B. The Partners desire to reflect certain transfers and certain other
amendments described herein relating to the transactions contemplated under
and to be carried out in accordance with that certain Investment Agreement (as
amended by Amendment No. 1, the "NW Investment Agreement") dated January 25,
1998 as executed by the partners of the Partnership and certain other parties
and pursuant to that certain Amendment No. 2 to the Investment Agreement
("Amendment No. 2") to be dated on or about November 18, 1998 to be executed
by the partners of the Partnership and certain other parties (such
transactions, the "NW Transaction"), as described herein.
Now therefore, for and in consideration of the mutual promises
contained herein, and for other good and valuable consideration, the receipt
and sufficiency of which is hereby acknowledged, the undersigned hereby agree
as follows:
1. All capitalized terms used and not otherwise defined herein shall
have the meanings given them in the Current Agreement.
2. Air II has, by separate agreement, contributed its entire general
partner interest in the Partnership to 1992 Air in return for a partnership
interest in 1992 Air, and desires to withdraw from the Partnership as a
General Partner.
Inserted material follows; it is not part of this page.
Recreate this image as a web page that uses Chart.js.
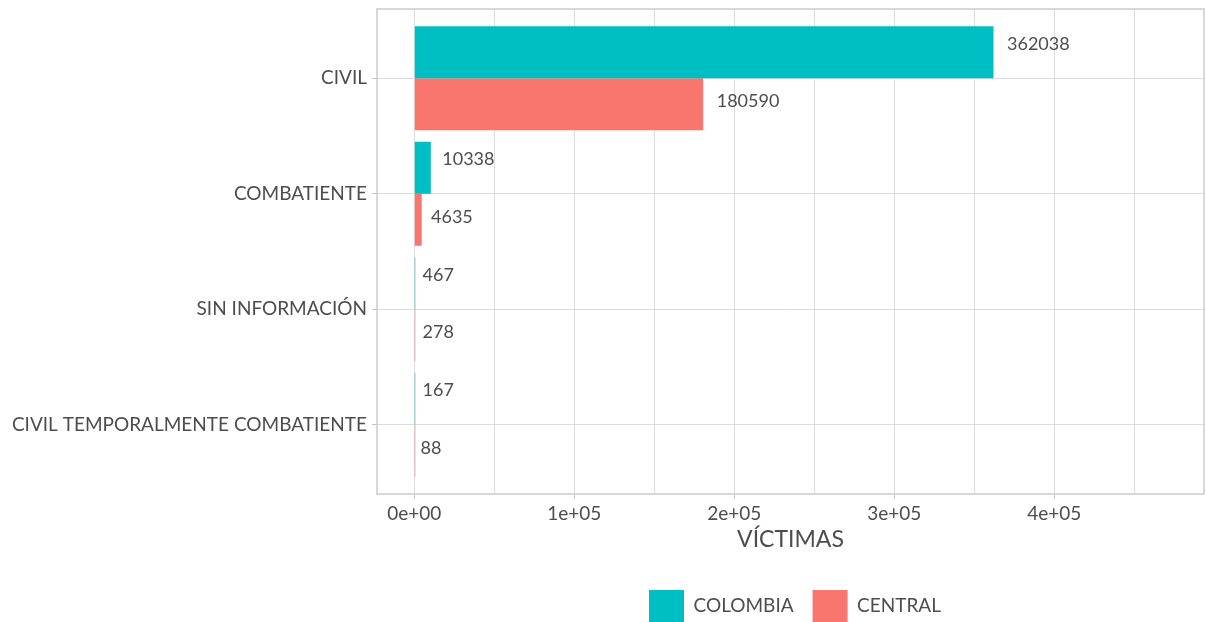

Each of the parties hereto, by their execution hereof,
hereby (i) consents to such transfer and withdrawal, (ii) waives any right
under the Current Agreement to declare such transfer and withdrawal as a
breach of any covenant, warranty, or provision of the Current Agreement, (iii)
agrees and acknowledges that 1992 Air shall from this date forward be the sole
General Partner of the Partnership and that all references to the General
Partner in the Current Agreement shall refer solely to 1992 Air and that 1992
Air shall continue as Managing General Partner, and (iv) agrees to continue
the Partnership following such transfer and withdrawal and to continue the
business of the Partnership.
3. Pursuant to Section 6.02(a)(i) of the Current Agreement, following
the withdrawal of Air II as a General Partner, 1992 Air hereby agrees (i) to
continue and reconstitute the Partnership without dissolution thereof, (ii) to
continue the business of the Partnership without interruption, and (iii) to
continue as Managing General Partner.
4. 1992 Air desires to have a portion of its general partner interest
in the Partnership (taking into account the increase in such interest
attributable to Air II's newly-contributed general partner interest), equal to
Saipan's indirect interest in the Partnership held through 1992 Air, converted
to a Limited Partner interest in the Partnership, but for Saipan to otherwise
to enjoy the same economic benefits as currently exist with respect to such
interest (the "Converted Interest"). The amount of such interest (on a post
promote basis) is set forth as part of the chart on Exhibit A attached hereto
and made a part hereof. Each of the parties hereto, by their execution
hereof, hereby consents to such conversion.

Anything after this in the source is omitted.